Tao’nun ışığında görüldüğü şekliyle iyi-kötü kavramlarının Batılı zihinlerce anlaşılması hemen hemen imkansızdır, çünkü temelde Taocu için iyi-kötü olgusu bir problem teşkil etmez. Iyi ve kötü bir ve aynıdır. Lao Tzu, “Tao taraf tutmaz.” der ve devam eder, “O hem iyiyi, hem de kötüyü yaratandır. Üstat da taraf tutmaz, o azizleri de, günahkarları da kucaklar.”[44] Taoculukta insanlığın karanlık yanının da yeri vardır, ki bu dünya dinleri arasında pek rastlanmıyan bir durumdur. Günümüzde bile, eğer çok ‘iyi’ veya çok sorumlu bir tavır sergiliyorsanız, Çinliler sizin ‘rahatsız’ olduğunuzu düşüneceklerdir. Hatalar, kargaşa, hatta belli ölçüde şiddet Çinliler arasında genellikle pek yadırganmaz. Bu yüzden, kızınız veya oğlunuz ‘fazla iyi’ davranmıyorsa, endişelenek bir şey yok demektir!
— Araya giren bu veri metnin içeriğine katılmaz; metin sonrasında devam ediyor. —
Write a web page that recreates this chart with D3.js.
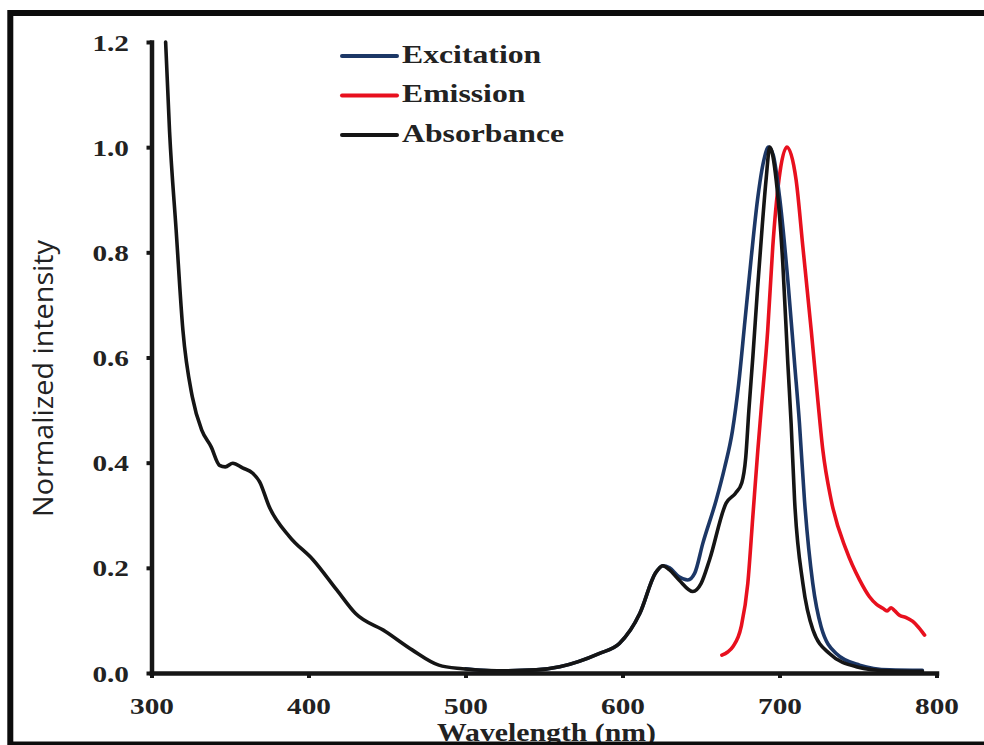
<!DOCTYPE html>
<html>
<head>
<meta charset="utf-8">
<script src="https://cdn.jsdelivr.net/npm/d3@7"></script>
<style>
  html, body { margin: 0; padding: 0; background: #fff; }
  svg { display: block; }
</style>
</head>
<body>
<svg id="chart" width="984" height="745"></svg>
<script>
// ---------------- data ----------------
const xTicks = [300, 400, 500, 600, 700, 800];
const yTicks = [0, 0.2, 0.4, 0.6, 0.8, 1.0, 1.2];
const seriesNames = ["Excitation", "Emission", "Absorbance"];
const xLabel = "Wavelength (nm)";
const yLabel = "Normalized intensity";

const absorbance = [
  [309,1.2],[311.5,1.03],[315.7,0.842],[320,0.652],[326,0.525],[332,0.462],[338,0.43],
  [343.3,0.395],[347,0.392],[351.8,0.399],[358,0.39],[364.5,0.38],[368.8,0.364],[375,0.316],
  [388,0.259],[403,0.215],[418,0.158],[430,0.113],[449,0.079],[466,0.044],[483,0.015],
  [498,0.008],[520,0.004],[545,0.006],[560,0.012],[585,0.037],[598,0.056],[611,0.113],
  [621,0.19],[625.7,0.204],[630,0.196],[636,0.177],[644.8,0.155],[650,0.17],[655.4,0.215],
  [666,0.323],[672,0.342],[676,0.362],[678.5,0.41],[680.5,0.5],[683,0.6],[686,0.73],
  [689,0.85],[691.5,0.94],[693.8,1.0],[697.9,0.937],[702.1,0.779],[705.3,0.589],[707.4,0.475],
  [709.6,0.329],[714.9,0.17],[721.3,0.082],[731.8,0.037],[748.8,0.012],[770,0.004],[791,0.003]
];
const excitation = [
  [500,0.008],[520,0.004],[545,0.006],[560,0.012],[585,0.037],[598,0.056],[611,0.113],
  [621,0.19],[625.7,0.204],[630,0.2],[636,0.183],[641.6,0.177],[646,0.19],[651.2,0.247],
  [659.7,0.329],[665,0.39],[670,0.46],[674,0.55],[678,0.67],[682,0.79],[686,0.9],
  [690,0.975],[693,1.0],[696,0.985],[700,0.906],[705.3,0.747],[709.6,0.589],[712.7,0.475],
  [715.9,0.329],[721.2,0.17],[726.5,0.088],[736.1,0.037],[751,0.015],[770,0.006],[791,0.005]
];
const emission = [
  [663.3,0.034],[667,0.04],[670.3,0.05],[675.6,0.088],[679.8,0.17],[683,0.297],[686.2,0.424],
  [688.3,0.5],[692.5,0.652],[695.7,0.81],[699.6,0.937],[704.7,1.0],[710.6,0.937],[714.9,0.81],
  [720.2,0.652],[724.4,0.519],[727.6,0.424],[732.9,0.329],[742.5,0.234],[751,0.177],
  [757.3,0.145],[762,0.13],[765.8,0.123],[768.5,0.118],[771.1,0.124],[773.5,0.118],
  [776.4,0.11],[781,0.105],[784.9,0.098],[788.5,0.087],[792.4,0.072]
];
const seriesData = [excitation, emission, absorbance];
const seriesColors = ["#1c3766", "#e8101e", "#151515"];

// ---------------- layout ----------------
const svg = d3.select("#chart");
const x = d3.scaleLinear().domain([300, 800]).range([151.5, 936.5]);
const y = d3.scaleLinear().domain([0, 1.2]).range([673, 42]);
const serif = "'Liberation Serif','Times New Roman',serif";
const textColor = "#222";
const sx = 1.22;

// curves (absorbance drawn last so it sits on top, like the reference)
const line = d3.line().x(d => x(d[0])).y(d => y(d[1])).curve(d3.curveMonotoneX);
const drawOrder = [1, 0, 2];
drawOrder.forEach(i => {
  svg.append("path")
    .datum(seriesData[i])
    .attr("d", line)
    .attr("fill", "none")
    .attr("stroke", seriesColors[i])
    .attr("stroke-width", 3.6)
    .attr("stroke-linejoin", "round")
    .attr("stroke-linecap", "round");
});

// y axis
const yAxis = svg.append("g")
  .attr("transform", `translate(${x(300)},0)`)
  .call(d3.axisLeft(y).tickValues(yTicks).tickFormat(d3.format(".1f")).tickSize(5).tickSizeOuter(0));
// x axis
const xAxis = svg.append("g")
  .attr("transform", `translate(0,${y(0)})`)
  .call(d3.axisBottom(x).tickValues(xTicks).tickFormat(d3.format("d")).tickSize(5).tickSizeOuter(0));

[yAxis, xAxis].forEach(g => {
  g.select(".domain").attr("stroke", "#161616").attr("stroke-width", 4.5).attr("stroke-linecap", "square");
  g.selectAll(".tick line").attr("stroke", "#161616").attr("stroke-width", 4);
  g.selectAll(".tick text")
    .attr("fill", textColor)
    .style("font-family", serif)
    .style("font-weight", "bold")
    .style("font-size", "24px");
});
yAxis.selectAll(".tick text")
  .attr("x", -(x(300) - 129) / sx)
  .attr("dy", "0.34em")
  .attr("transform", `scale(${sx},1)`);
xAxis.selectAll(".tick text")
  .attr("y", 41)
  .attr("dy", 0)
  .attr("transform", `scale(${sx},1)`);

// axis titles
svg.append("text")
  .attr("x", 437).attr("y", 741)
  .attr("textLength", 219).attr("lengthAdjust", "spacingAndGlyphs")
  .attr("fill", textColor)
  .style("font-family", serif).style("font-weight", "bold").style("font-size", "26px")
  .text(xLabel);

svg.append("text")
  .attr("transform", "translate(53,378.5) rotate(-90)")
  .attr("text-anchor", "middle")
  .attr("textLength", 277).attr("lengthAdjust", "spacingAndGlyphs")
  .attr("fill", textColor)
  .style("font-family", "'Open Sans','Noto Sans',sans-serif").style("font-size", "27px")
  .style("font-weight", "500")
  .text(yLabel);

// legend
const legendRows = [56, 95.5, 135];
seriesNames.forEach((name, i) => {
  svg.append("line")
    .attr("x1", 342).attr("x2", 397)
    .attr("y1", legendRows[i]).attr("y2", legendRows[i])
    .attr("stroke", seriesColors[i]).attr("stroke-width", 4).attr("stroke-linecap", "round");
  svg.append("text")
    .attr("transform", `translate(402,${legendRows[i] + 6.5}) scale(${sx},1)`)
    .attr("fill", textColor)
    .style("font-family", serif).style("font-weight", "bold").style("font-size", "26px")
    .text(name);
});

// outer frame
svg.append("rect")
  .attr("x", 10.3).attr("y", 13).attr("width", 1000).attr("height", 731.5)
  .attr("fill", "none").attr("stroke", "#0c0c0c").attr("stroke-width", 6);
</script>
</body>
</html>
Bir anne ne yapsın?
kutsallık ve bilgelikten vazgeç,
insanlar yüz kat daha mutlu olacaktır.
ahlak ve adaletten vazgeç,
insanlar doğru davranacaktır.
para ve kar kaygısından vazgeç,
hırsızlar kalmayacaktır. [45]
Taoculuk hoşgörünün zirvesinde bir öğretidir ve bu niteliği, Tao’yu derinden anlamakla alakalıdır: zayıf güçlüyü fetheder, kaba kuvvetle karşılaştığında yoldan çekil, olana ve gidene izin ver… Tao kesinlikle kin tutmaz veya sizden uzaklaşmaz. İnsanlığın Tao’yu takip etmesini istemenin ardında yatan neden, evrenin dengesini korumak değildir. Evren umursamaz bile! Ve bize rağmen, denge korunacaktır.
Tao evrenin merkezidir, iyi insanın hazinesi, kötü insanın sığınağıdır. Ve bir hata yaptığınızda, affedilirsiniz. Bu yüzden herkes Tao’yu sever.[46]